DICHIARAZIONE MARRON (Confapi)

“Dopo la pronuncia della Cedu sulla Terra dei Fuochi bisogna accelerare e mettere in sicurezza il territorio. Realizzare o, quantomeno, potenziare le misure di riqualificazione che, bisogna darne atto sia alla Regione Campania che al governo nazionale, in questi anni sono stati avviati. Un intervento necessario per poterlo rendere finalmente un territorio sicuro tutelando le persone che lo vivono ogni giorno”.
Così Raffaele Marrone, presidente di Confapi Napoli e responsabile ZES nazionale della Confederazione, commenta la sentenza della Cedu che ha condannato l’Italia per non aver adottato misure adeguate a contrastare l’inquinamento nell’area campana colpita dall’interramento e dal rogo di rifiuti tossici.

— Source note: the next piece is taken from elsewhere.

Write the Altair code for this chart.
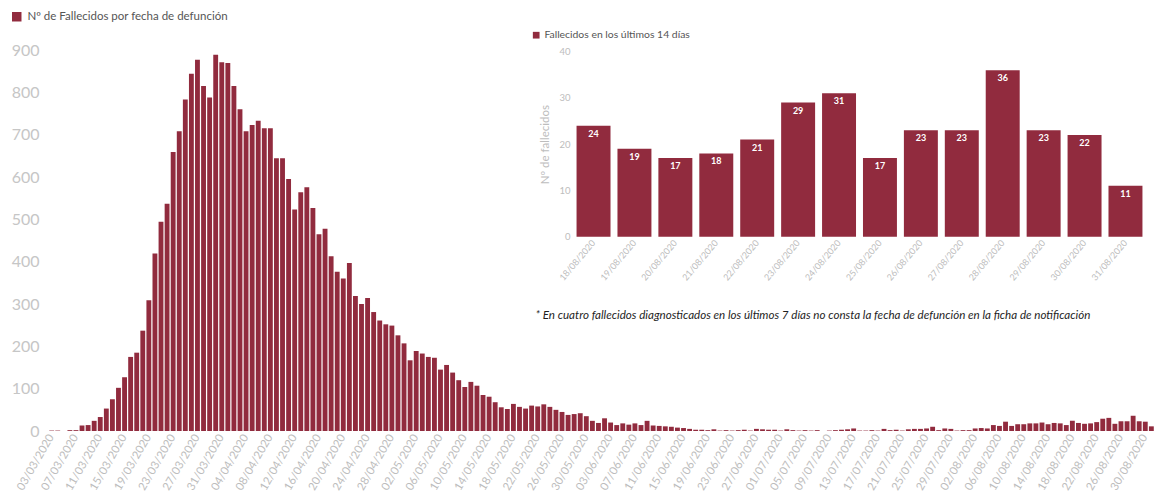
import altair as alt
import pandas as pd

# ---- data ----
fechas = pd.date_range("2020-03-03", "2020-08-31", freq="D").strftime("%d/%m/%Y").tolist()

fallecidos = [
    1, 1, 0, 2, 2,
    13, 14, 24, 33, 53,
    75, 102, 127, 175, 185,
    237, 309, 419, 494, 537,
    659, 708, 783, 844, 877,
    815, 788, 889, 871, 869,
    815, 760, 708, 723, 733,
    715, 715, 644, 644, 595,
    523, 564, 576, 527, 465,
    478, 413, 376, 360, 397,
    319, 300, 314, 281, 261,
    252, 249, 226, 207, 167,
    189, 183, 175, 173, 145,
    156, 138, 120, 104, 116,
    107, 85, 81, 68, 56,
    52, 64, 57, 53, 60,
    58, 63, 57, 50, 45,
    38, 40, 42, 35, 24,
    19, 30, 20, 14, 18,
    15, 18, 14, 24, 13,
    12, 11, 10, 8, 7,
    5, 3, 3, 2, 4,
    1, 2, 1, 2, 3,
    1, 5, 4, 3, 3,
    1, 4, 2, 1, 2,
    1, 2, 0, 1, 2,
    3, 4, 6, 1, 1,
    2, 1, 5, 2, 3,
    1, 4, 5, 5, 6,
    10, 2, 6, 5, 1,
    2, 2, 6, 7, 6,
    14, 12, 22, 12, 16,
    16, 18, 18, 20, 16,
    19, 18, 14,
    24, 19, 17, 18, 21, 29, 31, 17, 23, 23, 36, 23, 22, 11,
]

etiquetas_x = fechas[::4]
marcas_y = [0, 100, 200, 300, 400, 500, 600, 700, 800, 900]

fechas_14 = ["18/08/2020", "19/08/2020", "20/08/2020", "21/08/2020", "22/08/2020",
             "23/08/2020", "24/08/2020", "25/08/2020", "26/08/2020", "27/08/2020",
             "28/08/2020", "29/08/2020", "30/08/2020", "31/08/2020"]
fallecidos_14 = [24, 19, 17, 18, 21, 29, 31, 17, 23, 23, 36, 23, 22, 11]
marcas_y14 = [0, 10, 20, 30, 40]

SERIE = "Nº de Fallecidos por fecha de defunción"
SERIE14 = "Fallecidos en los últimos 14 días"
NOTA = ("* En cuatro fallecidos diagnosticados en los últimos 7 días no consta "
        "la fecha de defunción en la ficha de notificación")

COLOR = "#912b3e"
GRIS = "#bdbdbd"
FONT = "Lato"

df = pd.DataFrame({"fecha": fechas, "valor": fallecidos, "serie": SERIE})
df14 = pd.DataFrame({"fecha14": fechas_14, "valor14": fallecidos_14, "serie14": SERIE14})

# ---- main chart ----
main = alt.Chart(df).mark_bar().encode(
    x=alt.X("fecha:N", sort=None,
            scale=alt.Scale(paddingInner=0.2, paddingOuter=0.2),
            axis=alt.Axis(values=etiquetas_x, title=None, orient="bottom",
                          labelAngle=-60, labelAlign="right", labelBaseline="middle",
                          labelFontSize=11.3, labelColor=GRIS, labelFont=FONT,
                          ticks=False, domain=False, labelPadding=4,
                          labelOverlap=False, labelBound=False)),
    y=alt.Y("valor:Q", scale=alt.Scale(domain=[0, 900], nice=False),
            axis=alt.Axis(values=marcas_y, title=None, orient="left", grid=False,
                          domain=False, ticks=False, labelFontSize=16,
                          labelColor="#c6c6c6", labelFont=FONT, labelPadding=9)),
    color=alt.Color("serie:N", scale=alt.Scale(range=[COLOR]),
                    legend=alt.Legend(orient="none", legendX=-37, legendY=-39, title=None,
                                      symbolType="square", symbolSize=90,
                                      symbolStrokeWidth=0, labelFont=FONT,
                                      labelFontSize=11.5, labelColor="#555555",
                                      labelOffset=5, padding=0, labelLimit=400)),
)

# ---- inset chart ----
sc14x = alt.Scale(range=[522, 1101], paddingInner=0.17, paddingOuter=0.16)
sc14y = alt.Scale(domain=[0, 40], nice=False, range=[186.7, 1.7])

ax14_x = alt.Axis(title=NOTA, orient="bottom", offset=-194.3, labelAngle=-50,
                  labelAlign="right", labelBaseline="middle", labelFontSize=9,
                  labelColor=GRIS, labelFont=FONT, ticks=False, domain=False,
                  labelPadding=4, labelOverlap=False,
                  titleX=487, titleY=82, titleAlign="left", titleBaseline="alphabetic",
                  titleFont=FONT, titleFontSize=11.6, titleFontStyle="italic",
                  titleFontWeight="normal", titleColor="#1e1e1e")
ax14_y = alt.Axis(values=marcas_y14, title="Nº de fallecidos", orient="left",
                  offset=-526, grid=False, domain=False, ticks=False,
                  labelFontSize=9.5, labelColor=GRIS, labelFont=FONT, labelPadding=4,
                  titleFont=FONT, titleFontSize=11.5, titleColor=GRIS,
                  titleFontWeight="normal", titlePadding=8)

bars14 = alt.Chart(df14).mark_bar().encode(
    x=alt.X("fecha14:N", sort=None, scale=sc14x, axis=ax14_x),
    y=alt.Y("valor14:Q", scale=sc14y, axis=ax14_y),
    color=alt.Color("serie14:N", scale=alt.Scale(range=[COLOR]),
                    legend=alt.Legend(orient="none", legendX=483, legendY=-20, title=None,
                                      symbolType="square", symbolSize=45,
                                      symbolStrokeWidth=0, labelFont=FONT,
                                      labelFontSize=10.4, labelColor="#555555",
                                      labelOffset=3, padding=0, labelLimit=400)),
)

txt14 = alt.Chart(df14).mark_text(color="white", fontSize=9, fontWeight="bold",
                                  baseline="top", dy=4, font=FONT).encode(
    x=alt.X("fecha14:N", sort=None, scale=sc14x, axis=ax14_x),
    y=alt.Y("valor14:Q", scale=sc14y, axis=ax14_y),
    text="valor14:Q",
)

inset = alt.layer(bars14, txt14)

chart = alt.layer(main, inset).resolve_scale(
    x="independent", y="independent", color="independent"
).properties(
    width=1107, height=381,
    padding={"left": 40, "top": 42, "right": 0, "bottom": 64},
    autosize=alt.AutoSizeParams(type="none"),
).configure_view(stroke=None)

chart.save("out.html", embed_options={"renderer": "svg", "actions": False})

“La decisione della Corte conferma quanto già risaputo da anni: l’inquinamento nella Terra dei Fuochi rappresenta un’emergenza non solo ambientale, ma anche sanitaria e sociale. Ora lo Stato ha il dovere di intervenire senza indugi, mettendo in sicurezza il territorio e garantendo la salute dei cittadini”, prosegue Marrone.

“Serve un piano strutturato che preveda interventi concreti di bonifica. Territori che, una volta recuperati, possono essere al centro di politiche di sviluppo, che restituiscano dignità a un’area devastata da decenni di incuria e illegalità”, conclude.